Potential Michigan Medicine data breach may affect 33K+
Michigan Medicine is warning 33,850 customers about a potential leak of some of their private information, officials said Thursday morning.
Officials said the information was exposed during a cyber attack that targeted Michigan Medicine employees with an email “phishing” scam from Aug. 15-23, 2022. In the attack, four employees entered their login information and then inappropriately accepted multifactor authentication prompts which allowed a hacker to access their e-mail accounts.
“Patient privacy is extremely important to us, and we take this matter very seriously,” Jeanne Strickland, Michigan Medicine’s chief compliance officer, said in a statement Thursday. “Michigan Medicine took steps immediately to investigate this matter and is implementing additional safeguards to reduce risk to our patients and help prevent recurrence.”

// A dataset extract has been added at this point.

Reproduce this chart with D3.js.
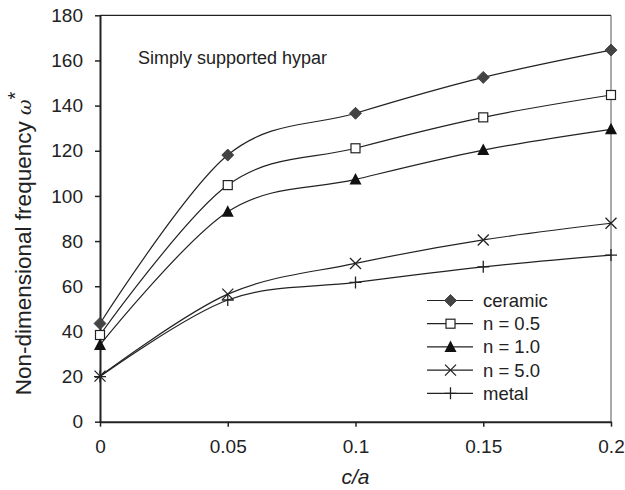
<!DOCTYPE html>
<html><head><meta charset="utf-8">
<script src="https://cdn.jsdelivr.net/npm/d3@7"></script>
<style>body{margin:0;background:#fff}svg{display:block}text{font-family:"Liberation Sans",Arial,sans-serif;fill:#222}</style>
</head><body><svg id="c" width="625" height="490"></svg>
<script>
const xValues = [0, 0.05, 0.1, 0.15, 0.2];
const ceramic = [43.5, 118.1, 136.6, 152.5, 164.6];
const n05 = [38.4, 104.8, 121.1, 134.8, 144.7];
const n10 = [34.0, 93.0, 107.3, 120.3, 129.5];
const n50 = [20.2, 56.5, 70.1, 80.5, 87.9];
const metal = [20.0, 53.9, 61.7, 68.6, 73.8];
const seriesNames = ["ceramic", "n = 0.5", "n = 1.0", "n = 5.0", "metal"];
const seriesMarkers = ["diamond", "square", "triangle", "cross", "plus"];
const xTicks = [0, 0.05, 0.1, 0.15, 0.2];
const xTickLabels = ["0", "0.05", "0.1", "0.15", "0.2"];
const yTicks = [0, 20, 40, 60, 80, 100, 120, 140, 160, 180];

const allSeries = [ceramic, n05, n10, n50, metal];
const svg = d3.select("#c");
const L = 100, R = 611, T = 15.3, B = 421.7;
const x = d3.scaleLinear().domain([0, 0.2]).range([L, R]);
const y = d3.scaleLinear().domain([0, 180]).range([B, T]);

// frame
svg.append("line").attr("x1", L).attr("x2", R).attr("y1", T).attr("y2", T).attr("stroke", "#222").attr("stroke-width", 1.3);
svg.append("line").attr("x1", R).attr("x2", R).attr("y1", T).attr("y2", B).attr("stroke", "#555").attr("stroke-width", 1);

// axes
const xAxis = d3.axisBottom(x).tickValues(xTicks).tickFormat((d, i) => xTickLabels[i]).tickSizeInner(5).tickSizeOuter(0).tickPadding(12.5);
const yAxis = d3.axisLeft(y).tickValues(yTicks).tickSizeInner(5).tickSizeOuter(0).tickPadding(12);
const gx = svg.append("g").attr("transform", `translate(0,${B})`).call(xAxis);
const gy = svg.append("g").attr("transform", `translate(${L},0)`).call(yAxis);
[gx, gy].forEach(g => {
  g.select(".domain").attr("stroke", "#222").attr("stroke-width", 2);
  g.selectAll(".tick line").attr("stroke", "#222").attr("stroke-width", 1.5);
  g.selectAll(".tick text").style("font-size", "19px").style("font-family", "'Liberation Sans',Arial,sans-serif").attr("fill", "#222");
});

// lines
const line = d3.line().x((d, i) => x(xValues[i])).y(d => y(d)).curve(d3.curveCatmullRom.alpha(0));
allSeries.forEach(s => {
  svg.append("path").attr("d", line(s)).attr("fill", "none").attr("stroke", "#222").attr("stroke-width", 1.2);
});

function marker(g, type, cx, cy) {
  if (type === "diamond") {
    g.append("path").attr("d", `M${cx},${cy-6}L${cx+6},${cy}L${cx},${cy+6}L${cx-6},${cy}Z`).attr("fill", "#444").attr("stroke", "#333").attr("stroke-width", 0.8);
  } else if (type === "square") {
    g.append("rect").attr("x", cx-4.5).attr("y", cy-4.5).attr("width", 9).attr("height", 9).attr("fill", "#fff").attr("stroke", "#222").attr("stroke-width", 1.2);
  } else if (type === "triangle") {
    g.append("path").attr("d", `M${cx},${cy-6.5}L${cx+6},${cy+5}L${cx-6},${cy+5}Z`).attr("fill", "#111");
  } else if (type === "cross") {
    g.append("path").attr("d", `M${cx-5.5},${cy-5.5}L${cx+5.5},${cy+5.5}M${cx-5.5},${cy+5.5}L${cx+5.5},${cy-5.5}`).attr("stroke", "#222").attr("stroke-width", 1.3);
  } else if (type === "plus") {
    g.append("path").attr("d", `M${cx-6},${cy}L${cx+6},${cy}M${cx},${cy-6}L${cx},${cy+6}`).attr("stroke", "#222").attr("stroke-width", 1.3);
  }
}
const mg = svg.append("g");
allSeries.forEach((s, k) => s.forEach((v, i) => marker(mg, seriesMarkers[k], x(xValues[i]), y(v))));

// legend
const lg = svg.append("g");
seriesNames.forEach((name, k) => {
  const ly = 300.5 + k * 23.2;
  lg.append("line").attr("x1", 427).attr("x2", 473).attr("y1", ly).attr("y2", ly).attr("stroke", "#222").attr("stroke-width", 1.2);
  marker(lg, seriesMarkers[k], 450.5, ly);
  lg.append("text").attr("x", 483).attr("y", ly + 6.5).style("font-size", "18.5px").text(name);
});

// title inside
svg.append("text").attr("x", 138).attr("y", 64).style("font-size", "18px").text("Simply supported hypar");

// axis titles
svg.append("text").attr("x", (L + R) / 2).attr("y", 484).attr("text-anchor", "middle").style("font-size", "21px").style("font-style", "italic").text("c/a");
const yt = svg.append("text").attr("transform", `translate(31,${243.5}) rotate(-90)`).attr("text-anchor", "middle").style("font-size", "22.5px");
yt.append("tspan").text("Non-dimensional frequency ");
yt.append("tspan").style("font-family", "'DejaVu Serif',serif").style("font-style", "italic").style("font-size", "19px").text("ω");
yt.append("tspan").attr("dy", -9).style("font-size", "20px").text("*");
</script></body></html>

They said the company learned the email accounts were compromised on Aug. 23. The accounts were disabled so no further access was allowed and passwords were changed.
They also said no evidence was found suggesting the attack’s aim was to get patient health information, but data theft can not be ruled out.
An investigation determined emails and attachments that were compromised were job-related communications for the coordination of patient care and included patient information, such as name, medical record number, address, date of birth, diagnosis, treatment, and health insurance.
Any affected patients will be notified by letter, officials said.
“Michigan Medicine is very sorry and deeply regrets this incident has occurred,” it said in a statement. “Michigan Medicine also is assessing the ability to place additional technical safeguards on our email system and the infrastructure that supports it to prevent similar incidents from happening.”